Carpi, 22 mar – Espiazione delle colpe. Il gennaio del Carpi è stato una via crucis per redimersi dal calciomercato effettuato durante l’estate. Fabrizio Castori, dopo l’avvicendamento con Giuseppe Sannino, ha sconfessato il lavoro estivo del d.s. emiliano Sean Sogliano – oggi al Genoa – epurando la rosa dei nomi che sarebbero serviti a salvare i biancorossi durante la loro prima annata nel massimo campionato italiano. Via Lazzari, Borriello, Benussi, Wilczek e Spolli e dentro Porcari, Verdi, De Guzman, Colombi, Gnahorè, Sabelli, Mancosu, Daprelà, Crimi e Suagher. La rivoluzione di gennaio.
Da domenica, per la prima volta in stagione, i falconi sarebbero salvi, 28 punti a pari con lo sciagurato Palermo di Zamparini, ma in vantaggio sui rosanero per via di una migliore differenza reti (gli scontri diretti sono entrambi culminati con un pareggio). Al Bentegodi in un pomeriggio che strizza l’occhio alla primavera gli uomini di Castori hanno liquidato per 2-1 l’Hellas – le sei vittorie stagionali sono tutte frutto dello stesso risultato – guidati dal piede frizzante del palermitano Antonio Di Gaudio e dal gioiello su punizione, alla Del Piero, del mantovano Kevin Lasagna.
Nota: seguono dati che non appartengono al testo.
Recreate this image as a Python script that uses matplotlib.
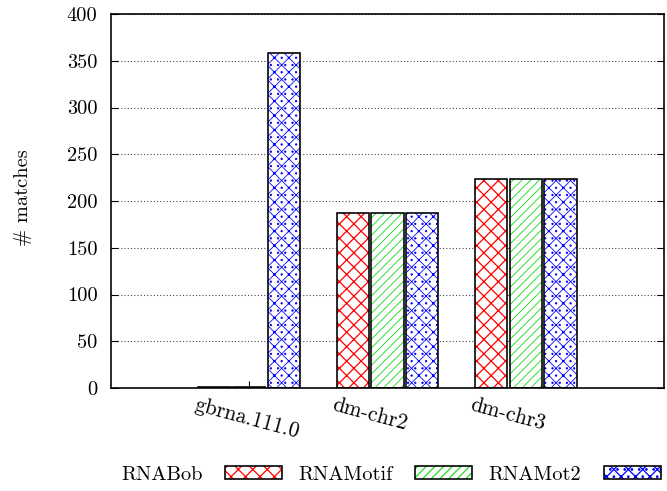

Una formazione abituata a lottare, su ogni pallone, con tante sbavature ed incrinature nel telaio figlie dell’inesperienza della rosa. Si, perché dei 14 giocatori scesi in campo a Verona, compresi i sostituti, solo tre non vestivano lo scorso anno la casacca del Chèrp – Carpi in dialetto emiliano – Vid Belec, l’estremo difensore, ed i due centrocampisti Isaac Cofie e Marco Crimi.
In una serie A sempre più povera, in termini di valore assoluto, avere un generale di ferro che siede in panchina aiuta. Non siamo ai livelli di Valeri Lobanovsky, ma Castori da San Severino Marche con i suoi 61 anni sulla schiena ha la giusta scafatura e rabbia per lottare anche nell’Olimpo del calcio tricolore. Il tecnico ha attraversato ogni categoria, ogni situazione compreso il far west scoppiato a margine della finale di playoff, per ottenere la promozione in B, contro il Lumezzane quando allenava il Cesena che gli costò due anni di squalifica. Il maceratese non disegna bel calcio, non ha una rosa con il pedigree giusto, chiede sacrificio e di ottenere la salvezza scavando, se necessario, la trincea a mani nude.
Alla fine del torneo mancano otto gare – settimana prossima il campionato si fermerà in concomitanza con la Pasqua – ed il calendario recita: Sassuolo, Chievo, Genoa, Milan, Empoli, Juventus, Lazio ed Udinese. Un percorso tra chi non ha più nulla da chiedere, chi vuole lo scudetto e chi lotta spalla a spalla con i biancorossi per un posto al sole anche nella stagione 2016-17.